SOURCE DATA
===============

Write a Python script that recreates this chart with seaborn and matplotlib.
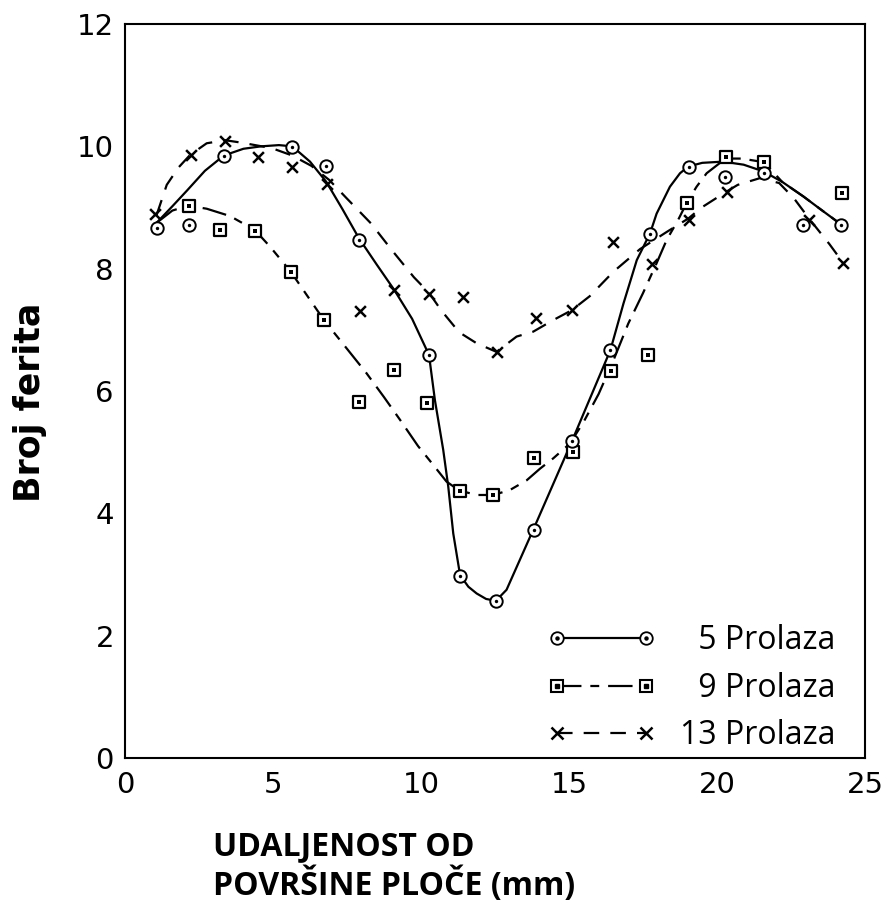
import matplotlib
matplotlib.use("Agg")
import matplotlib.pyplot as plt
from matplotlib.lines import Line2D
from matplotlib.legend_handler import HandlerTuple
import seaborn as sns

# ---------------- data ----------------
# measured points
pts5_x = [1.07, 2.16, 3.34, 5.65, 6.79, 7.9, 10.27, 11.33, 12.55, 13.81, 15.1, 16.4, 17.72, 19.04, 20.27, 21.6, 22.92, 24.2]
pts5_y = [8.67, 8.72, 9.85, 9.99, 9.68, 8.47, 6.59, 2.98, 2.57, 3.72, 5.18, 6.67, 8.57, 9.67, 9.50, 9.57, 8.71, 8.72]

pts9_x = [2.17, 3.21, 4.40, 5.60, 6.72, 7.90, 9.09, 10.19, 11.31, 12.43, 13.82, 15.14, 16.42, 17.68, 18.98, 20.29, 21.60, 24.21]
pts9_y = [9.03, 8.63, 8.62, 7.95, 7.16, 5.82, 6.34, 5.80, 4.37, 4.30, 4.91, 5.01, 6.33, 6.59, 9.08, 9.83, 9.74, 9.23]

pts13_x = [1.00, 2.22, 3.39, 4.48, 5.64, 6.81, 7.94, 9.10, 10.28, 11.43, 12.56, 13.87, 15.10, 16.50, 17.79, 19.04, 20.35, 23.10, 24.25]
pts13_y = [8.90, 9.86, 10.08, 9.82, 9.67, 9.39, 7.30, 7.65, 7.59, 7.54, 6.64, 7.19, 7.32, 8.44, 8.07, 8.80, 9.26, 8.80, 8.09]

# hand-drawn fitted curves
curve5_x = [1.05, 1.6, 2.1, 2.7, 3.34, 4.0, 4.6, 5.2, 5.65, 6.25, 6.8, 7.35, 7.9, 8.5, 9.1, 9.7, 10.27,
            10.47, 10.75, 10.92, 11.09, 11.32, 11.6, 11.88, 12.2, 12.53, 12.89, 13.79, 15.09, 16.4,
            16.84, 17.29, 17.74, 17.96, 18.41, 18.75, 19.03, 19.5, 20.2, 20.9, 21.57, 22.2, 22.92, 23.5, 24.2]
curve5_y = [8.74, 9.02, 9.28, 9.6, 9.85, 9.96, 10.0, 10.02, 10.0, 9.75, 9.42, 8.97, 8.5, 8.07, 7.65, 7.18, 6.59,
            5.85, 5.04, 4.44, 3.67, 2.99, 2.8, 2.69, 2.6, 2.57, 2.75, 3.73, 5.17, 6.67,
            7.43, 8.14, 8.58, 8.9, 9.34, 9.56, 9.67, 9.73, 9.75, 9.7, 9.59, 9.42, 9.18, 8.97, 8.72]

curve9_x = [1.07, 1.6, 2.14, 2.76, 3.55, 4.39, 4.9, 5.6, 6.72, 7.45, 8.16, 8.75, 9.29, 9.9, 10.4, 10.86,
            11.3, 11.9, 12.44, 13.0, 13.57, 14.02, 14.47, 15.03, 15.5, 16.0, 16.5, 17.0, 17.5, 17.96,
            18.3, 18.69, 18.98, 19.31, 19.65, 20.29, 20.84, 21.59, 22.2, 22.92, 23.5, 24.2]
curve9_y = [8.75, 8.95, 9.03, 8.98, 8.86, 8.63, 8.36, 7.95, 7.16, 6.72, 6.29, 5.9, 5.53, 5.1, 4.8, 4.52,
            4.37, 4.3, 4.3, 4.38, 4.54, 4.73, 4.9, 5.14, 5.5, 5.95, 6.5, 7.1, 7.6, 8.09,
            8.47, 8.8, 9.08, 9.34, 9.56, 9.8, 9.8, 9.74, 9.42, 9.18, 8.97, 8.72]

curve13_x = [1.07, 1.41, 1.8, 2.2, 2.76, 3.38, 3.94, 4.96, 5.65, 6.3, 6.9, 7.49, 8.31, 9.02, 9.76, 10.28,
             10.68, 11.29, 11.88, 12.55, 13.23, 13.79, 14.47, 15.09, 15.7, 16.5, 17.4, 18.3, 19.03, 19.48,
             20.32, 20.7, 21.45, 22.1, 22.6, 23.14, 23.8, 24.27]
curve13_y = [8.88, 9.37, 9.65, 9.86, 10.05, 10.1, 10.06, 9.97, 9.85, 9.68, 9.45, 9.15, 8.74, 8.3, 7.86, 7.6,
             7.32, 6.96, 6.78, 6.64, 6.89, 6.97, 7.16, 7.32, 7.55, 7.95, 8.32, 8.6, 8.82, 9.0,
             9.26, 9.37, 9.48, 9.4, 9.15, 8.8, 8.4, 8.09]

series_labels = ["\u20075", "\u20079", "13"]
legend_word = "Prolaza"
x_ticks = [0, 5, 10, 15, 20, 25]
y_ticks = [0, 2, 4, 6, 8, 10, 12]
x_label = "UDALJENOST OD\nPOVRŠINE PLOČE (mm)"
y_label = "Broj ferita"

# ---------------- style ----------------
sns.set_theme(style="white")
plt.rcParams["font.family"] = ["DejaVu Sans"]
plt.rcParams["axes.edgecolor"] = "black"
plt.rcParams["axes.linewidth"] = 1.5
plt.rcParams["xtick.direction"] = "in"
plt.rcParams["ytick.direction"] = "in"

fig = plt.figure(figsize=(8.84, 9.21), dpi=100)
ax = fig.add_axes([125 / 884, 1 - 758 / 921, 740 / 884, 734 / 921])

LW = 1.6
DASH9 = (11, 4, 4, 4)
DASH13 = (7, 5)
# curves
sns.lineplot(x=curve9_x, y=curve9_y, ax=ax, color="black", lw=LW, sort=False, estimator=None)
ax.lines[-1].set_dashes(DASH9)
sns.lineplot(x=curve13_x, y=curve13_y, ax=ax, color="black", lw=LW, sort=False, estimator=None)
ax.lines[-1].set_dashes(DASH13)
sns.lineplot(x=curve5_x, y=curve5_y, ax=ax, color="black", lw=LW, sort=False, estimator=None)

# markers
ms_area = 80
sns.scatterplot(x=pts13_x, y=pts13_y, ax=ax, marker="x", s=60, color="black", linewidth=1.8, zorder=4)
sns.scatterplot(x=pts9_x, y=pts9_y, ax=ax, marker="s", s=ms_area, facecolor="white",
                edgecolor="black", linewidth=1.6, zorder=5)
sns.scatterplot(x=pts9_x, y=pts9_y, ax=ax, marker="s", s=6, color="black", linewidth=0, zorder=6)
sns.scatterplot(x=pts5_x, y=pts5_y, ax=ax, marker="o", s=ms_area, facecolor="white",
                edgecolor="black", linewidth=1.4, zorder=5)
sns.scatterplot(x=pts5_x, y=pts5_y, ax=ax, marker="o", s=6, color="black", linewidth=0, zorder=6)

# axes
ax.set_xlim(0, 25)
ax.set_ylim(0, 12)
ax.set_xticks(x_ticks)
ax.set_yticks(y_ticks)
ax.set_xticklabels([str(t) for t in x_ticks])
ax.set_yticklabels([str(t) for t in y_ticks])
for s in ax.spines.values():
    s.set_visible(True)
    s.set_color("black")
    s.set_linewidth(1.5)
ax.tick_params(axis="both", which="major", direction="in", length=8, width=1.4,
               labelsize=21, colors="black", pad=8, top=False, right=False)
ax.tick_params(axis="x", pad=9)
ax.grid(False)

ax.set_ylabel(y_label, fontsize=25, fontweight="bold", family=["DejaVu Sans"], color="black")
ax.yaxis.set_label_coords(-0.105, 0.485)
ax.set_xlabel(x_label, fontsize=23, fontweight="bold",
              family=["Open Sans", "DejaVu Sans"], color="black",
              ha="left", multialignment="left", linespacing=1.15)
ax.xaxis.set_label_coords((213 - 125) / 740, -0.098)

# legend
h5 = (Line2D([], [], color="black", lw=LW, marker="o", ms=9, mfc="white", mec="black", mew=1.3),
      Line2D([], [], ls="none", marker="o", ms=2.2, color="black"))
h9 = (Line2D([], [], color="black", lw=LW, marker="s", ms=8.5, mfc="white", mec="black", mew=1.5,
             dashes=DASH9),
      Line2D([], [], ls="none", marker="s", ms=2.2, color="black"))
h13 = (Line2D([], [], color="black", lw=LW, marker="x", ms=8, mew=1.8, dashes=DASH13),)

handles = [h5, h9, h13]
labels = [f"{n} {legend_word}" for n in series_labels]
leg = ax.legend(handles, labels, handler_map={tuple: HandlerTuple(ndivide=1, pad=0)},
                numpoints=2, frameon=False, loc="lower right",
                bbox_to_anchor=((848 - 125) / 740, (758 - 765) / 734),
                handlelength=3.4, handletextpad=0.75, labelspacing=0.45, borderaxespad=0.0,
                prop={"family": ["Open Sans", "DejaVu Sans"], "size": 23})
for t in leg.get_texts():
    t.set_color("black")

fig.savefig("out.png", dpi=100, facecolor="white")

===============

DIRECTION
Write out exactly the lines between the start of the data and the line with "9.83, 9.74, 9.23]", including both, but none of the pictures.

EXERCISE OUTPUT
Write a Python script that recreates this chart with seaborn and matplotlib.
import matplotlib
matplotlib.use("Agg")
import matplotlib.pyplot as plt
from matplotlib.lines import Line2D
from matplotlib.legend_handler import HandlerTuple
import seaborn as sns

# ---------------- data ----------------
# measured points
pts5_x = [1.07, 2.16, 3.34, 5.65, 6.79, 7.9, 10.27, 11.33, 12.55, 13.81, 15.1, 16.4, 17.72, 19.04, 20.27, 21.6, 22.92, 24.2]
pts5_y = [8.67, 8.72, 9.85, 9.99, 9.68, 8.47, 6.59, 2.98, 2.57, 3.72, 5.18, 6.67, 8.57, 9.67, 9.50, 9.57, 8.71, 8.72]

pts9_x = [2.17, 3.21, 4.40, 5.60, 6.72, 7.90, 9.09, 10.19, 11.31, 12.43, 13.82, 15.14, 16.42, 17.68, 18.98, 20.29, 21.60, 24.21]
pts9_y = [9.03, 8.63, 8.62, 7.95, 7.16, 5.82, 6.34, 5.80, 4.37, 4.30, 4.91, 5.01, 6.33, 6.59, 9.08, 9.83, 9.74, 9.23]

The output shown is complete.